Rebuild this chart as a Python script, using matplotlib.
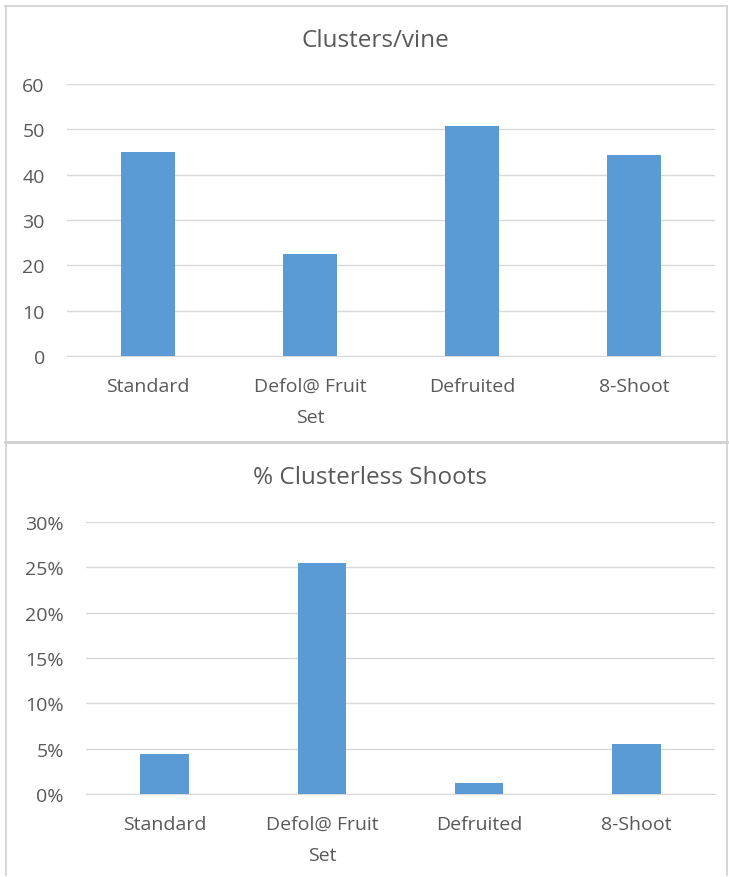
import matplotlib
matplotlib.use("Agg")
import matplotlib.pyplot as plt
from matplotlib.ticker import PercentFormatter
from matplotlib.lines import Line2D

categories = ["Standard", "Defol@ Fruit\nSet", "Defruited", "8-Shoot"]
clusters_per_vine = [45.0, 22.5, 50.8, 44.4]
clusterless_pct = [4.4, 25.5, 1.2, 5.5]

top_title = "Clusters/vine"
bottom_title = "% Clusterless Shoots"

BAR = "#5b9bd5"
TEXT = "#595959"
GRID = "#d9d9d9"
FRAME = "#d0d0d0"

plt.rcParams["font.family"] = ["Open Sans", "DejaVu Sans"]

W, H = 729, 878
fig = plt.figure(figsize=(W / 100, H / 100), dpi=100)
fig.patch.set_facecolor("white")


def style(ax, ymax, step, pct=False):
    ax.set_ylim(0, ymax)
    ax.set_xlim(-0.5, len(categories) - 0.5)
    ax.set_yticks([i * step for i in range(int(ymax / step) + 1)])
    if pct:
        ax.yaxis.set_major_formatter(PercentFormatter(decimals=0))
    ax.grid(axis="y", color=GRID, linewidth=1.0)
    ax.set_axisbelow(True)
    for s in ["top", "right", "left"]:
        ax.spines[s].set_visible(False)
    ax.spines["bottom"].set_color(GRID)
    ax.tick_params(axis="both", length=0, colors=TEXT, labelsize=14)
    ax.tick_params(axis="x", pad=15)
    ax.tick_params(axis="y", pad=16)
    ax.set_xticks(range(len(categories)))
    ax.set_xticklabels(categories, linespacing=1.95)


# Top panel: clusters per vine
ax1 = fig.add_axes([67 / W, 1 - 357 / H, (715 - 67) / W, 272 / H])
ax1.bar(range(len(categories)), clusters_per_vine, width=0.33, color=BAR, zorder=3)
style(ax1, 60, 10)
fig.text(375 / W, 1 - 41 / H, top_title, ha="center", va="center",
         fontsize=17.5, color=TEXT)

# Bottom panel: share of shoots without clusters
ax2 = fig.add_axes([86 / W, 1 - 795 / H, (715 - 86) / W, 272 / H])
ax2.bar(range(len(categories)), clusterless_pct, width=0.31, color=BAR, zorder=3)
style(ax2, 30, 5, pct=True)
fig.text(370 / W, 1 - 478 / H, bottom_title, ha="center", va="center",
         fontsize=17.5, color=TEXT)

# Chart frames
def hline(y, x0, x1, lw=1.2):
    fig.add_artist(Line2D([x0 / W, x1 / W], [1 - y / H, 1 - y / H],
                          color=FRAME, linewidth=lw, transform=fig.transFigure))

def vline(x, y0, y1, lw=1.2):
    fig.add_artist(Line2D([x / W, x / W], [1 - y0 / H, 1 - y1 / H],
                          color=FRAME, linewidth=lw, transform=fig.transFigure))

hline(7, 5, 727)
hline(443, 5, 727, lw=2.0)
vline(6, 7, 876)
vline(727, 7, 876)

fig.savefig("out.png", dpi=100, facecolor="white")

+---+

Restate the data above word for word. Skip every picture.

FULL SOLUTION:
Rebuild this chart as a Python script, using matplotlib.
import matplotlib
matplotlib.use("Agg")
import matplotlib.pyplot as plt
from matplotlib.ticker import PercentFormatter
from matplotlib.lines import Line2D

categories = ["Standard", "Defol@ Fruit\nSet", "Defruited", "8-Shoot"]
clusters_per_vine = [45.0, 22.5, 50.8, 44.4]
clusterless_pct = [4.4, 25.5, 1.2, 5.5]

top_title = "Clusters/vine"
bottom_title = "% Clusterless Shoots"

BAR = "#5b9bd5"
TEXT = "#595959"
GRID = "#d9d9d9"
FRAME = "#d0d0d0"

plt.rcParams["font.family"] = ["Open Sans", "DejaVu Sans"]

W, H = 729, 878
fig = plt.figure(figsize=(W / 100, H / 100), dpi=100)
fig.patch.set_facecolor("white")


def style(ax, ymax, step, pct=False):
    ax.set_ylim(0, ymax)
    ax.set_xlim(-0.5, len(categories) - 0.5)
    ax.set_yticks([i * step for i in range(int(ymax / step) + 1)])
    if pct:
        ax.yaxis.set_major_formatter(PercentFormatter(decimals=0))
    ax.grid(axis="y", color=GRID, linewidth=1.0)
    ax.set_axisbelow(True)
    for s in ["top", "right", "left"]:
        ax.spines[s].set_visible(False)
    ax.spines["bottom"].set_color(GRID)
    ax.tick_params(axis="both", length=0, colors=TEXT, labelsize=14)
    ax.tick_params(axis="x", pad=15)
    ax.tick_params(axis="y", pad=16)
    ax.set_xticks(range(len(categories)))
    ax.set_xticklabels(categories, linespacing=1.95)


# Top panel: clusters per vine
ax1 = fig.add_axes([67 / W, 1 - 357 / H, (715 - 67) / W, 272 / H])
ax1.bar(range(len(categories)), clusters_per_vine, width=0.33, color=BAR, zorder=3)
style(ax1, 60, 10)
fig.text(375 / W, 1 - 41 / H, top_title, ha="center", va="center",
         fontsize=17.5, color=TEXT)

# Bottom panel: share of shoots without clusters
ax2 = fig.add_axes([86 / W, 1 - 795 / H, (715 - 86) / W, 272 / H])
ax2.bar(range(len(categories)), clusterless_pct, width=0.31, color=BAR, zorder=3)
style(ax2, 30, 5, pct=True)
fig.text(370 / W, 1 - 478 / H, bottom_title, ha="center", va="center",
         fontsize=17.5, color=TEXT)

# Chart frames
def hline(y, x0, x1, lw=1.2):
    fig.add_artist(Line2D([x0 / W, x1 / W], [1 - y / H, 1 - y / H],
                          color=FRAME, linewidth=lw, transform=fig.transFigure))

def vline(x, y0, y1, lw=1.2):
    fig.add_artist(Line2D([x / W, x / W], [1 - y0 / H, 1 - y1 / H],
                          color=FRAME, linewidth=lw, transform=fig.transFigure))

hline(7, 5, 727)
hline(443, 5, 727, lw=2.0)
vline(6, 7, 876)
vline(727, 7, 876)

fig.savefig("out.png", dpi=100, facecolor="white")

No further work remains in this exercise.